- **Brief**: Give the number of lines in the entries that contain "matplotlib". State only the count.

- **Given information**:
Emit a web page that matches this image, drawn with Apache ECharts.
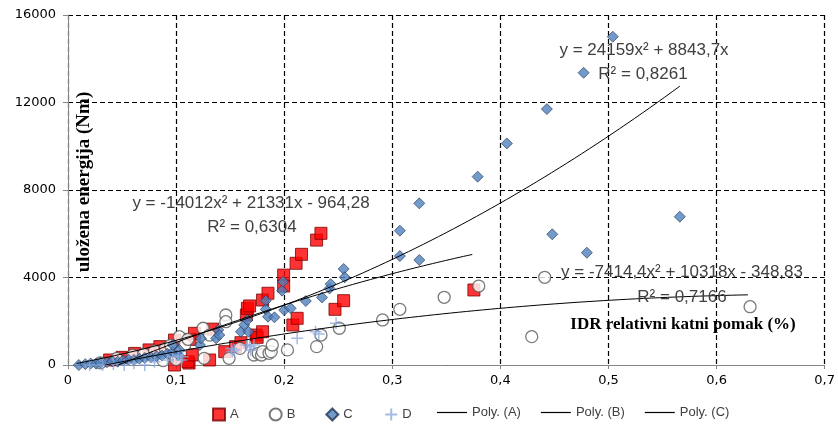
<!DOCTYPE html>
<html><head><meta charset="utf-8">
<script src="https://cdn.jsdelivr.net/npm/echarts@6/dist/echarts.min.js"></script>
<style>html,body{margin:0;padding:0;background:#fff}#c{width:838px;height:425px}</style>
</head><body><div id="c"></div>
<script>
// ---- data ----
const seriesA = [[0.0385,230],[0.050,350],[0.0616,530],[0.075,690],[0.085,840],[0.0985,1140],[0.0985,0],[0.112,90],[0.111,150],[0.115,460],[0.131,230],[0.145,610],[0.155,840],[0.160,1020],[0.113,1170],[0.117,1450],[0.134,1640],[0.165,2285],[0.166,2590],[0.168,2700],[0.174,1370],[0.175,1265],[0.180,1520],[0.180,2970],[0.185,3280],[0.1995,4110],[0.1995,3610],[0.208,1830],[0.212,2135],[0.211,4650],[0.216,5060],[0.230,5710],[0.234,6020],[0.247,2545],[0.255,2940],[0.3755,3430]];
const seriesB = [[0.030,100],[0.045,300],[0.060,450],[0.070,500],[0.080,650],[0.088,200],[0.090,760],[0.095,900],[0.100,250],[0.103,1295],[0.108,915],[0.111,1175],[0.125,1680],[0.126,305],[0.131,1370],[0.146,2285],[0.146,1980],[0.149,305],[0.159,760],[0.172,457],[0.176,535],[0.179,457],[0.180,610],[0.186,535],[0.188,610],[0.189,915],[0.203,690],[0.230,840],[0.234,1370],[0.251,1680],[0.291,2060],[0.307,2545],[0.348,3095],[0.380,3610],[0.429,1295],[0.441,4010],[0.631,2665]];
const seriesC = [[0.010,0],[0.016,40],[0.021,70],[0.026,60],[0.030,110],[0.036,130],[0.041,170],[0.046,150],[0.051,210],[0.056,240],[0.061,230],[0.066,290],[0.071,320],[0.077,350],[0.082,400],[0.087,430],[0.092,520],[0.097,600],[0.102,457],[0.103,686],[0.097,915],[0.122,915],[0.123,1220],[0.137,1220],[0.139,1600],[0.140,1370],[0.160,1520],[0.163,1830],[0.166,2060],[0.167,1520],[0.183,2940],[0.183,2545],[0.185,2210],[0.191,2180],[0.198,3400],[0.199,3810],[0.200,2510],[0.206,2590],[0.220,2925],[0.235,3090],[0.242,3500],[0.243,3700],[0.255,4390],[0.256,4010],[0.307,6140],[0.307,4980],[0.325,7390],[0.325,4800],[0.379,8610],[0.406,10130],[0.443,11700],[0.448,5975],[0.477,13360],[0.480,5135],[0.504,15006],[0.566,6780]];
const seriesD = [[0.020,0],[0.032,0],[0.042,50],[0.052,0],[0.061,80],[0.071,0],[0.080,150],[0.092,230],[0.097,380],[0.102,457],[0.105,230],[0.106,380],[0.151,760],[0.152,610],[0.154,690],[0.165,915],[0.168,840],[0.169,686],[0.172,915],[0.212,1220],[0.229,1520],[0.232,1415],[0.248,1905]];
// trendline coefficients (a, b, c) as printed on the chart, and x-range
const polyA = [-14012, 21331, -964.28]; const rangeA = [0.046, 0.374];
const polyB = [-7414.4, 10318, -348.83]; const rangeB = [0.034, 0.629];
const polyC = [24159, 8843.7, 0];       const rangeC = [0.008, 0.566];
const eqLabels = ['y = -14012x² + 21331x - 964,28','R² = 0,6304','y = 24159x² + 8843,7x','R² = 0,8261','y = -7414,4x² + 10318x - 348,83','R² = 0,7166'];
const xTicks = [0,0.1,0.2,0.3,0.4,0.5,0.6,0.7];
const yTicks = [0,4000,8000,12000,16000];

function trend(p, r){ const out=[]; const n=80; for(let i=0;i<=n;i++){const x=r[0]+(r[1]-r[0])*i/n; out.push([x,p[0]*x*x+p[1]*x+p[2]]);} return out; }

const chart = echarts.init(document.getElementById('c'), null, {renderer:'canvas'});
const tickFont = {fontFamily:'DejaVu Sans', fontSize:13, color:'#000'};
const eqStyle = {fontFamily:'Liberation Sans', fontSize:17, fill:'#404040', textAlign:'center', textVerticalAlign:'middle'};
const legFont = {fontFamily:'Liberation Sans', fontSize:13, color:'#404040'};
const lineS = (name, data) => ({name, type:'line', data, showSymbol:false, symbol:'none', lineStyle:{color:'#000', width:1}, itemStyle:{color:'#000'}, z:5, silent:true, animation:false, clip:true});

chart.setOption({
  animation:false,
  grid:{left:68, right:12, top:15, bottom:60},
  xAxis:{type:'value', min:xTicks[0], max:xTicks[xTicks.length-1], interval:0.1,
    axisLine:{show:true, lineStyle:{color:'#868686'}}, axisTick:{show:true, length:4, lineStyle:{color:'#868686'}},
    axisLabel:{...tickFont, margin:9, formatter:v=>String(Math.round(v*10)/10).replace('.',',')},
    splitLine:{show:true, lineStyle:{color:'#000', type:[5,3], width:1.2}}},
  yAxis:{type:'value', min:yTicks[0], max:yTicks[yTicks.length-1], interval:4000,
    axisLine:{show:true, lineStyle:{color:'#868686'}}, axisTick:{show:true, length:5, lineStyle:{color:'#868686'}},
    axisLabel:{...tickFont, margin:12, formatter:v=>String(v)},
    splitLine:{show:true, lineStyle:{color:'#000', type:[5,3], width:1.2}}},
  legend:[
    {data:['A','B','C','D'], left:207, top:401, itemWidth:12, itemHeight:12, itemGap:30, textStyle:legFont},
    {data:[{name:'Poly. (A)',icon:'rect'},{name:'Poly. (B)',icon:'rect'},{name:'Poly. (C)',icon:'rect'}], left:432, top:401, itemWidth:30, itemHeight:1.2, itemGap:20, textStyle:legFont}
  ],
  series:[
    {name:'A', type:'scatter', data:seriesA, symbol:'rect', symbolSize:12, itemStyle:{color:'#ff0000', borderColor:'#7a0000', borderWidth:1}, z:2},
    {name:'B', type:'scatter', data:seriesB, symbol:'circle', symbolSize:12, itemStyle:{color:'#ffffff', borderColor:'#595959', borderWidth:1.3}, z:2},
    {name:'C', type:'scatter', data:seriesC, symbol:'diamond', symbolSize:11, itemStyle:{color:'#4f81bd', borderColor:'#1f3350', borderWidth:0.8}, z:3},
    {name:'D', type:'scatter', data:seriesD, symbol:'path://M5,0L5,10M0,5L10,5', symbolSize:12, itemStyle:{color:'none', borderColor:'#8eaadc', borderWidth:1.5}, z:3},
    lineS('Poly. (A)', trend(polyA, rangeA)),
    lineS('Poly. (B)', trend(polyB, rangeB)),
    lineS('Poly. (C)', trend(polyC, rangeC))
  ],
  graphic:[
    {type:'text', x:84, y:182, rotation:Math.PI/2, z:10, style:{text:'uložena energija (Nm)', fontFamily:'Liberation Serif', fontWeight:'bold', fontSize:19, fill:'#000', textAlign:'center', textVerticalAlign:'middle'}},
    {type:'text', x:683, y:325, z:10, style:{text:'IDR relativni katni pomak (%)', fontFamily:'Liberation Serif', fontWeight:'bold', fontSize:17, fill:'#000', textAlign:'center', textVerticalAlign:'middle'}},
    {type:'text', x:251, y:203, z:10, style:{...eqStyle, text:eqLabels[0]}},
    {type:'text', x:252, y:227, z:10, style:{...eqStyle, text:eqLabels[1]}},
    {type:'text', x:644, y:50, z:10, style:{...eqStyle, text:eqLabels[2]}},
    {type:'text', x:643, y:74, z:10, style:{...eqStyle, text:eqLabels[3]}},
    {type:'text', x:682, y:272, z:10, style:{...eqStyle, text:eqLabels[4]}},
    {type:'text', x:682, y:297, z:10, style:{...eqStyle, text:eqLabels[5]}}
  ]
});
</script></body></html>
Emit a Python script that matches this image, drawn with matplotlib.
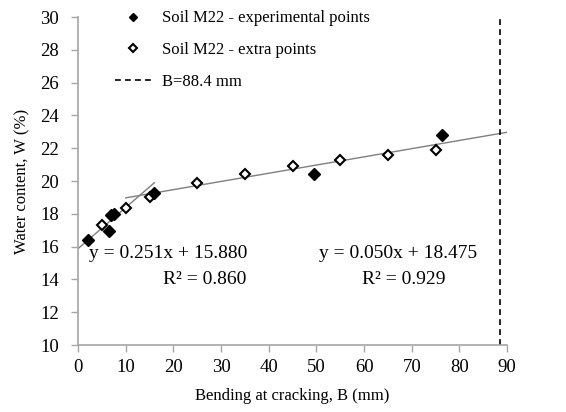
"""Water content vs bending at cracking, soil M22."""

import matplotlib

matplotlib.use("Agg")
import matplotlib.pyplot as plt
import numpy as np

# experimental points (filled diamonds)
exp_b = [2.0, 6.5, 7.0, 7.5, 16.0, 49.5, 76.3]
exp_w = [16.4, 16.95, 17.9, 18.0, 19.3, 20.4, 22.8]

# extra points (open diamonds)
extra_b = [5.0, 10.0, 15.0, 25.0, 35.0, 45.0, 55.0, 65.0, 75.0]
extra_w = [17.3, 18.35, 19.0, 19.85, 20.45, 20.9, 21.3, 21.6, 21.9]

# trendlines: slope, intercept, x-range
fit1 = (0.251, 15.880, (0.0, 16.0))
fit2 = (0.050, 18.475, (10.0, 90.0))
b_crit = 88.4

plt.rcParams["font.family"] = ["Liberation Serif", "DejaVu Serif"]
plt.rcParams["font.size"] = 12

fig = plt.figure(figsize=(5.66, 4.12), dpi=100)
ax = fig.add_axes([0.138, 0.1626, 0.758, 0.796])

axis_grey = "#a6a6a6"

# trendlines
for slope, icpt, (x0, x1) in (fit1, fit2):
    xs = np.array([x0, x1])
    ax.plot(xs, slope * xs + icpt, color="#7f7f7f", linewidth=1.0, zorder=2)

ax.plot(exp_b, exp_w, "D", color="black", markersize=6,
        label="Soil M22 - experimental points", zorder=4)
ax.plot(extra_b, extra_w, "D", markerfacecolor="white", markeredgecolor="black",
        markeredgewidth=1.5, markersize=5.5, label="Soil M22 - extra points", zorder=3)
ax.plot([b_crit, b_crit], [10, 30], color="black", linestyle=(0, (3.5, 2.5)),
        linewidth=1.2, label="B=88.4 mm", zorder=2)

ax.text(18.9, 15.6, "y = 0.251x + 15.880", ha="center", va="center", fontsize=14)
ax.text(26.6, 14.0, "R² = 0.860", ha="center", va="center", fontsize=14)
ax.text(67.1, 15.6, "y = 0.050x + 18.475", ha="center", va="center", fontsize=14)
ax.text(68.3, 14.0, "R² = 0.929", ha="center", va="center", fontsize=14)

ax.set_xlim(0, 90)
ax.set_ylim(10, 30)
ax.set_xticks(np.arange(0, 91, 10))
ax.set_yticks(np.arange(10, 31, 2))
ax.set_xlabel("Bending at cracking, B (mm)", labelpad=9)
ax.set_ylabel("Water content, W (%)", labelpad=7)

for side in ("top", "right"):
    ax.spines[side].set_visible(False)
for side in ("left", "bottom"):
    ax.spines[side].set_color(axis_grey)
    ax.spines[side].set_linewidth(1.2)
ax.tick_params(direction="out", length=5, width=1.0, color=axis_grey,
               labelsize=13.5)
ax.tick_params(axis="y", pad=9)
ax.tick_params(axis="x", pad=5)

leg = ax.legend(loc="upper left", bbox_to_anchor=(0.086, 1.02), frameon=False,
                handlelength=2.2, handletextpad=0.6, labelspacing=0.95,
                borderaxespad=0, borderpad=0)
for h in leg.legend_handles[:2]:
    h.set_markersize(4.5)

fig.savefig("out.png", dpi=100)
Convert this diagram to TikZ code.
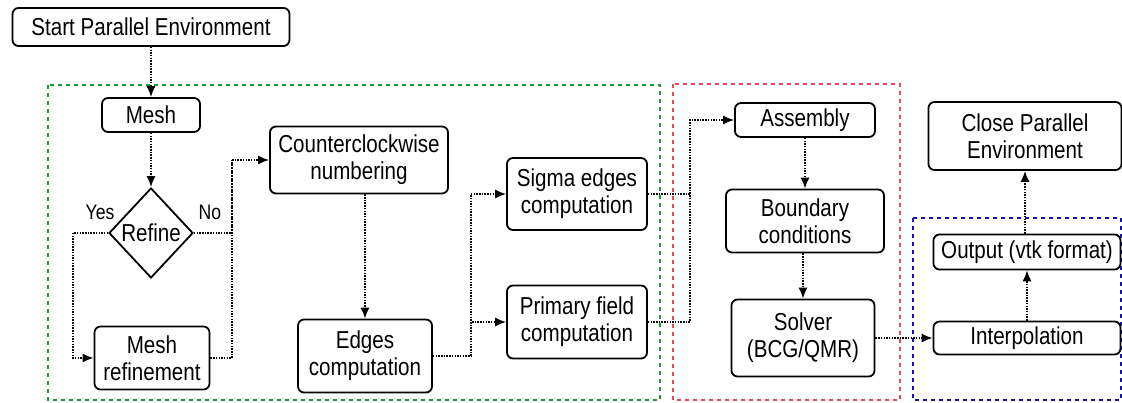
\documentclass[tikz,border=0pt]{standalone}
\usepackage{fontspec}
\setmainfont{Liberation Sans}[FakeStretch=0.84]
\usetikzlibrary{shapes.geometric,arrows.meta,positioning}
\definecolor{zonegreen}{RGB}{30,150,50}
\definecolor{zonered}{RGB}{235,70,90}
\definecolor{zoneblue}{RGB}{20,20,170}

\begin{document}
\begin{tikzpicture}[
    x=1pt, y=-1pt,
    font=\fontsize{24.5}{27}\selectfont,
    block/.style={rectangle, draw, line width=1.8pt, rounded corners=6pt, align=center, inner sep=2pt},
    decision/.style={diamond, draw, line width=1.8pt, inner sep=0pt, aspect=0.9, minimum width=84pt, minimum height=90pt},
    answer/.style={font=\fontsize{21}{24}\selectfont},
    flow/.style={-{Latex[length=11pt,width=9pt]}, line width=1.5pt, dash pattern=on 1.5pt off 1.2pt},
    link/.style={line width=1.5pt, dash pattern=on 1.5pt off 1.2pt},
    zone/.style={line width=1.6pt, dash pattern=on 4pt off 4pt}
]
\useasboundingbox (0,0) rectangle (1122,403);

% dashed regions
\draw[zone, zonegreen] (48,85) rectangle (660,400);
\draw[zone, zonered] (673,84) rectangle (900,400);
\draw[zone, zoneblue] (913,218) rectangle (1121,400);

% mesh part
\node[block, minimum width=277pt, minimum height=38pt] (start) at (151,27) {Start Parallel Environment};
\node[block, minimum width=98pt, minimum height=34pt] (mesh) at (151,115) {Mesh};
\node[decision] (refine) at (151,233) {Refine};
\node[block, minimum width=115pt, minimum height=63pt] (meshref) at (152,358) {Mesh\\refinement};
\node[answer] (yes) at (100,212) {Yes};
\node[answer] (no) at (210,212) {No};

% edges part
\node[block, minimum width=178pt, minimum height=67pt] (ccw) at (359,160) {Counterclockwise\\numbering};
\node[block, minimum width=134pt, minimum height=73pt] (edges) at (365,356) {Edges\\computation};
\node[block, minimum width=140pt, minimum height=72pt] (sigma) at (577,194) {Sigma edges\\computation};
\node[block, minimum width=140pt, minimum height=73pt] (primary) at (577,322) {Primary field\\computation};

% solver part
\node[block, minimum width=140pt, minimum height=34pt] (assembly) at (805,120) {Assembly};
\node[block, minimum width=158pt, minimum height=63pt] (boundary) at (805,221) {Boundary\\conditions};
\node[block, minimum width=143pt, minimum height=77pt] (solver) at (803,338) {Solver\\(BCG/QMR)};

% output part
\node[block, minimum width=187pt, minimum height=33pt] (interp) at (1027,338) {Interpolation};
\node[block, minimum width=187pt, minimum height=35pt] (output) at (1027,252) {Output (vtk format)};
\node[block, minimum width=193pt, minimum height=68pt] (close) at (1025,136) {Close Parallel\\Environment};

\coordinate (yesbend) at (73,233);
\coordinate (nojoin) at (232,160);
\coordinate[right=38pt of edges.east] (edgesplit);
\coordinate (asmbus) at (690,120);

\draw[flow] (start) -- (mesh);
\draw[flow] (mesh) -- (refine);
\draw[flow] (refine.west) -- (yesbend) |- (meshref.west);
\draw[link] (refine.east) -| (nojoin);
\draw[link] (meshref.east) -| (nojoin);
\draw[flow] (nojoin) -- (ccw.west);
\draw[flow] (ccw.south -| edges.north) -- (edges.north);
\draw[link] (edges.east) -- (edgesplit);
\draw[flow] (edgesplit) |- (sigma.west);
\draw[flow] (edgesplit) |- (primary.west);
\draw[link] (sigma.east) -- (sigma.east -| asmbus);
\draw[flow] (primary.east) -| (asmbus) -- (assembly.west);
\draw[flow] (assembly) -- (boundary);
\draw[flow] (boundary.south -| solver.north) -- (solver.north);
\draw[flow] (solver) -- (interp);
\draw[flow] (interp) -- (output);
\draw[flow] (output.north -| close.south) -- (close.south);

\end{tikzpicture}
\end{document}
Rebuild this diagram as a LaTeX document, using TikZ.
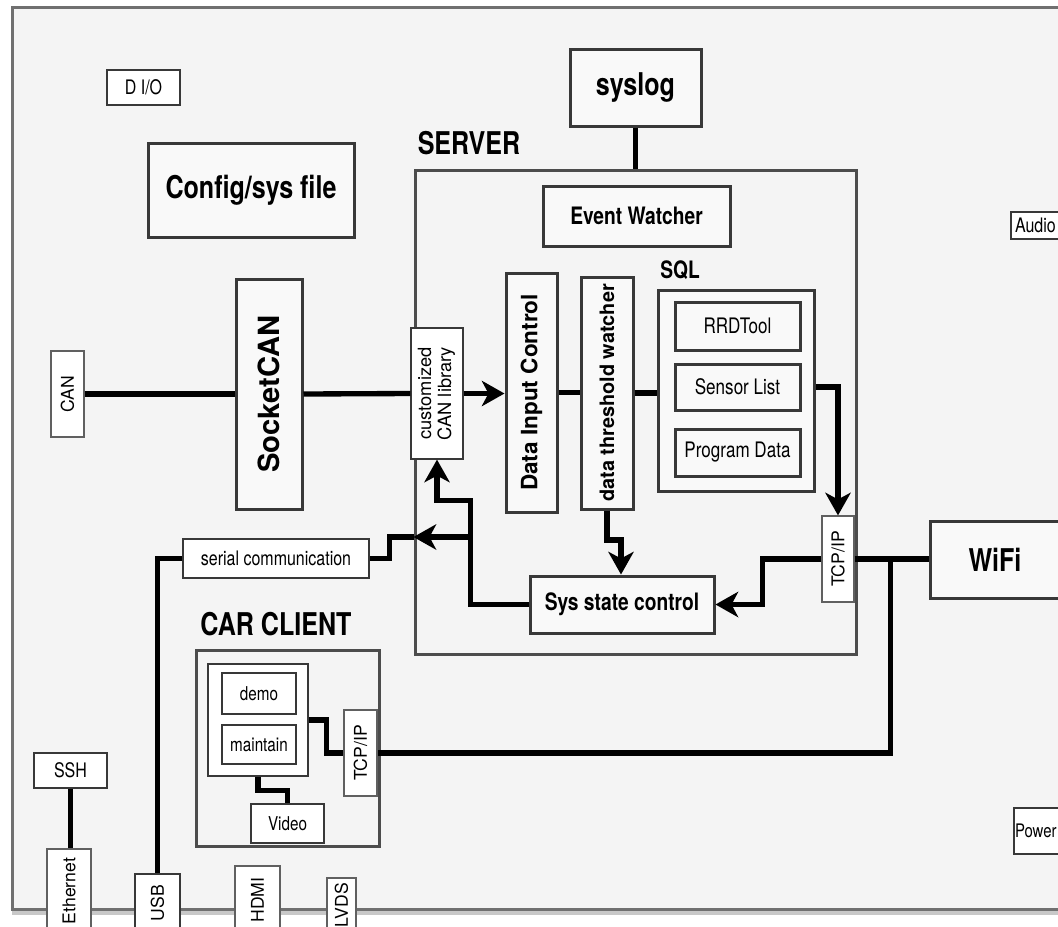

- **Written response**: 4